[Excerpt from a dataset]

---

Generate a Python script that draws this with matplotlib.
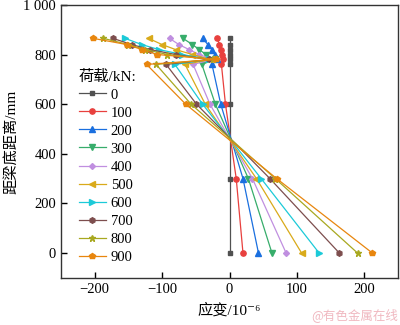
import matplotlib
matplotlib.use('Agg')
import matplotlib.pyplot as plt

plt.rcParams['font.family'] = ['Liberation Serif', 'Noto Sans CJK SC', 'DejaVu Serif']
plt.rcParams['axes.unicode_minus'] = True

# gauge heights above the beam soffit (mm)
heights = [0, 300, 600, 760, 780, 800, 820, 840, 865]

loads = ['0', '100', '200', '300', '400', '500', '600', '700', '800', '900']

# strain (x10^-6) at each gauge height, one list per load step
strain_0 = [0, 0, 0, 0, 0, 0, 0, 0, 0]
strain_100 = [20, 10, -6, -12, -9, -11, -13, -15, -18]
strain_200 = [43, 20, -13, -26, -18, -22, -26, -32, -40]
strain_300 = [63, 28, -21, -41, -22, -35, -45, -55, -69]
strain_400 = [84, 34, -29, -54, -25, -45, -60, -75, -89]
strain_500 = [107, 40, -36, -66, -28, -55, -80, -100, -120]
strain_600 = [133, 47, -40, -81, -30, -70, -105, -130, -155]
strain_700 = [163, 60, -49, -94, -30, -80, -118, -145, -173]
strain_800 = [190, 68, -57, -109, -25, -92, -125, -150, -187]
strain_900 = [212, 70, -65, -123, -20, -107, -130, -152, -202]

strains = [strain_0, strain_100, strain_200, strain_300, strain_400,
           strain_500, strain_600, strain_700, strain_800, strain_900]

colors = ['#515151', '#E8403E', '#1A6FDF', '#37AD6B', '#C08FE0',
          '#D9AA1A', '#1CCAD8', '#7D4E4E', '#A8A820', '#E8860E']
markers = ['s', 'o', '^', 'v', 'D', '<', '>', 'h', '*', 'p']
msizes = [3.4, 3.8, 4.0, 4.0, 3.0, 4.0, 4.0, 4.0, 4.8, 4.3]

fig = plt.figure(figsize=(4.0, 3.25), dpi=100)
ax = fig.add_axes((0.1525, 0.145, 0.8425, 0.84))

for lab, s, c, m, ms in zip(loads, strains, colors, markers, msizes):
    ax.plot(s, heights, color=c, marker=m, markersize=ms, linewidth=0.9,
            label=lab)

ax.set_xlim(-250, 250)
ax.set_ylim(-100, 1000)
ax.set_xticks([-200, -100, 0, 100, 200])
ax.set_yticks([0, 200, 400, 600, 800, 1000])
ax.set_yticklabels(['0', '200', '400', '600', '800', '1 000'])
ax.tick_params(direction='in', length=4, width=1, labelsize=10.5,
               top=False, right=False)
for sp in ax.spines.values():
    sp.set_linewidth(1.0)
    sp.set_color('#333333')

ax.set_xlabel('应变/10⁻⁶', fontsize=11, labelpad=5)
ax.set_ylabel('距梁底距离/mm', fontsize=11, labelpad=4)

leg = ax.legend(title='荷载/kN:', loc='upper left',
                bbox_to_anchor=(0.035, 0.785), frameon=False,
                fontsize=10.5, title_fontsize=11, handlelength=1.9,
                handletextpad=0.3, labelspacing=0.33, borderaxespad=0)
leg._legend_box.align = 'left'

fig.text(0.995, 0.01, '@有色金属在线', color='#f0b8c0', fontsize=9,
         ha='right', va='bottom', family=['Noto Sans CJK SC'])

fig.savefig('out.png', dpi=100, facecolor='white')
plt.close(fig)
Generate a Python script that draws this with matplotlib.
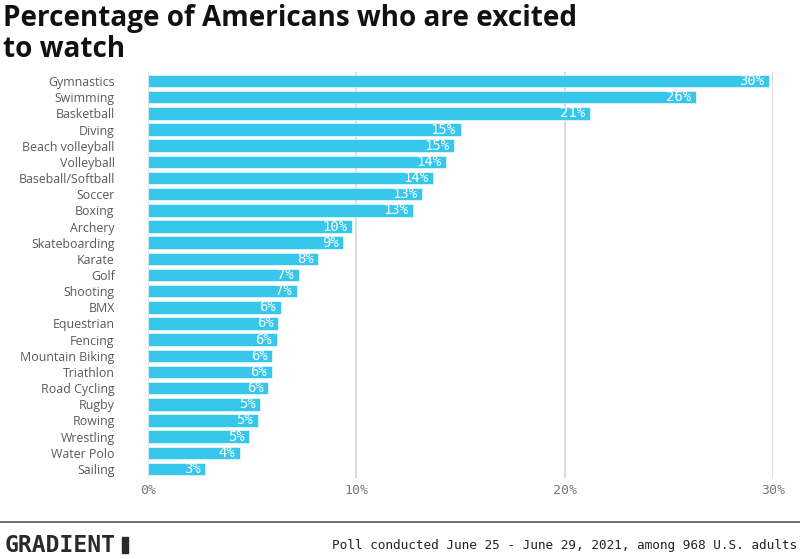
import matplotlib
matplotlib.use("Agg")
import matplotlib.pyplot as plt
from matplotlib.patches import Rectangle
from matplotlib.lines import Line2D

# --- data --------------------------------------------------------------------
sports = ["Gymnastics", "Swimming", "Basketball", "Diving", "Beach volleyball",
          "Volleyball", "Baseball/Softball", "Soccer", "Boxing", "Archery",
          "Skateboarding", "Karate", "Golf", "Shooting", "BMX", "Equestrian",
          "Fencing", "Mountain Biking", "Triathlon", "Road Cycling", "Rugby",
          "Rowing", "Wrestling", "Water Polo", "Sailing"]
excited = [29.8, 26.3, 21.2, 15.0, 14.7, 14.3, 13.7, 13.15, 12.7, 9.8,
           9.37, 8.18, 7.23, 7.13, 6.37, 6.26, 6.19, 5.97, 5.93, 5.76,
           5.38, 5.26, 4.87, 4.42, 2.74]
xticks = [0, 10, 20, 30]

BAR = "#37c6ec"
GREY = "#5a5a5a"
MONO = "DejaVu Sans Mono"

fig = plt.figure(figsize=(8, 5.59), dpi=100)
ax = fig.add_axes([0.185, 0.1449, 0.96625 - 0.185, 0.8712 - 0.1449])

ypos = list(range(len(sports)))
ax.barh(ypos, excited, height=0.78, color=BAR, edgecolor="white",
        linewidth=0.4, zorder=2)

# value labels inside the bar ends
for y, v in zip(ypos, excited):
    ax.text(v - 0.22, y, f"{round(v):d}%", ha="right", va="center",
            color="white", fontsize=10, family=MONO, zorder=3)

ax.set_xlim(0, 30)
ax.set_ylim(len(sports) - 1 + 0.557, -0.557)
ax.set_yticks(ypos)
ax.set_yticklabels(sports, fontsize=8.9, color=GREY, family="Open Sans")
ax.set_xticks(xticks)
ax.set_xticklabels([f"{t}%" for t in xticks], fontsize=9.5, color="#777777",
                   family=MONO)
ax.tick_params(axis="y", length=0, pad=24)
ax.tick_params(axis="x", length=0, pad=4)
for s in ax.spines.values():
    s.set_visible(False)
ax.grid(axis="x", color="#dcdcdc", linewidth=1.4, zorder=0)
ax.set_axisbelow(True)

# title
fig.text(0.004, 0.992, "Percentage of Americans who are excited\nto watch",
         ha="left", va="top", fontsize=20.1, fontweight="bold",
         family="Open Sans", color="#111111", linespacing=1.06)

# footer
fig.add_artist(Line2D([0, 1], [1 - 522 / 559] * 2, color="#555555",
                      linewidth=1.2, transform=fig.transFigure))
fig.text(0.006, 1 - 545 / 559, "GRADIENT", ha="left", va="center",
         fontsize=16.6, fontweight="bold", family=MONO, color="#2a2a2a")
fig.add_artist(Rectangle((122 / 800, 1 - 553 / 559), 6 / 800, 16 / 559,
                         color="#2a2a2a", transform=fig.transFigure))
fig.text(0.996, 1 - 545 / 559,
         "Poll conducted June 25 - June 29, 2021, among 968 U.S. adults",
         ha="right", va="center", fontsize=9.2, family=MONO, color="#222222")

fig.savefig("out.png", dpi=100)
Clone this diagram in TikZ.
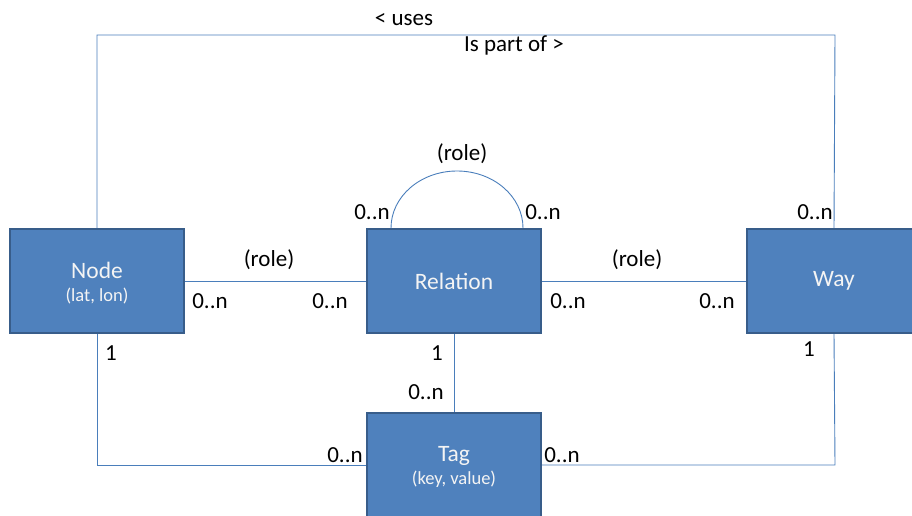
\documentclass[tikz,border=0pt]{standalone}
\usepackage{fontspec}
\setmainfont{Carlito}
\definecolor{boxfill}{HTML}{4F81BD}
\definecolor{boxedge}{HTML}{385D8A}
\definecolor{linkcol}{HTML}{4A7EBB}
\definecolor{boxtext}{HTML}{F4F4F4}
\begin{document}
\begin{tikzpicture}[x=1pt,y=-1pt,
  entity/.style={rectangle,draw=boxedge,line width=2pt,fill=boxfill,
    minimum width=174pt,minimum height=104pt,inner sep=0pt},
  caption/.style={inner sep=0pt,text=boxtext,font=\fontsize{23.5}{26}\selectfont},
  sub/.style={font=\fontsize{18.5}{21}\selectfont},
  link/.style={draw=linkcol,line width=0.9pt},
  mult/.style={inner sep=0pt,text=black,font=\fontsize{23}{26}\selectfont}]
\useasboundingbox (0,0) rectangle (912,516);

% entities
\node[entity] (node) at (97,281) {};
\node[entity] (rel)  at (454,281) {};
\node[entity] (way)  at (834,281) {};
\node[entity] (tag)  at (454,465) {};

% connectors
\coordinate (tl) at (97,35);
\coordinate (tr) at (835,35);
\coordinate (bl) at (97,465);
\coordinate (br) at (835,465);
\draw[link] (node.north) -- (tl) -- (tr) -- (way.north);
\draw[link] (node.east) -- (rel.west);
\draw[link] (rel.east) -- (way.west);
\draw[link] (rel.south) -- (tag.north);
\draw[link] (node.south) -- (bl) -- (tag.west);
\draw[link] (way.south) -- (br) -- (tag.east);
% self-relation loop over the Relation box
\coordinate (arcA) at (391,228);
\draw[link] (arcA) arc[start angle=180,end angle=360,x radius=66,y radius=57];

% entity titles
\node[caption] (nodet) at (97,270) {Node};
\node[caption,sub] (nodes) at (97,296) {(lat, lon)};
\node[caption] (relt) at (454,281) {Relation};
\node[caption] (wayt) at (834,281) {Way};
\node[caption] (tagt) at (454,456) {Tag};
\node[caption,sub] (tags) at (454,479) {(key, value)};

% role and multiplicity labels
\node[mult] (uses) at (404,20) {< uses};
\node[mult] (part) at (514,45) {Is part of >};
\node[mult] (r1) at (462,154) {(role)};
\node[mult] (r2) at (269,260) {(role)};
\node[mult] (r3) at (637,260) {(role)};
\node[mult] (m1) at (372,212) {0..n};
\node[mult] (m2) at (543,212) {0..n};
\node[mult] (m3) at (815,212) {0..n};
\node[mult] (m4) at (210,301) {0..n};
\node[mult] (m5) at (330,301) {0..n};
\node[mult] (m6) at (568,301) {0..n};
\node[mult] (m7) at (717,301) {0..n};
\node[mult] (o1) at (111,353) {1};
\node[mult] (o2) at (437,353) {1};
\node[mult] (o3) at (809,349) {1};
\node[mult] (m8) at (426,392) {0..n};
\node[mult] (m9) at (345,455) {0..n};
\node[mult] (m10) at (562,455) {0..n};
\end{tikzpicture}
\end{document}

---

▶ **Stated exercise**
Collect every line from the records above that contains the word "matplotlib".

▶ **Reply to the exercise**
Generate a Python script that draws this with matplotlib.
import matplotlib
matplotlib.use('Agg')
import matplotlib.pyplot as plt
Generate a Python script that draws this with matplotlib.
import matplotlib
matplotlib.use("Agg")
import matplotlib.pyplot as plt
from matplotlib.patches import Rectangle
from matplotlib.lines import Line2D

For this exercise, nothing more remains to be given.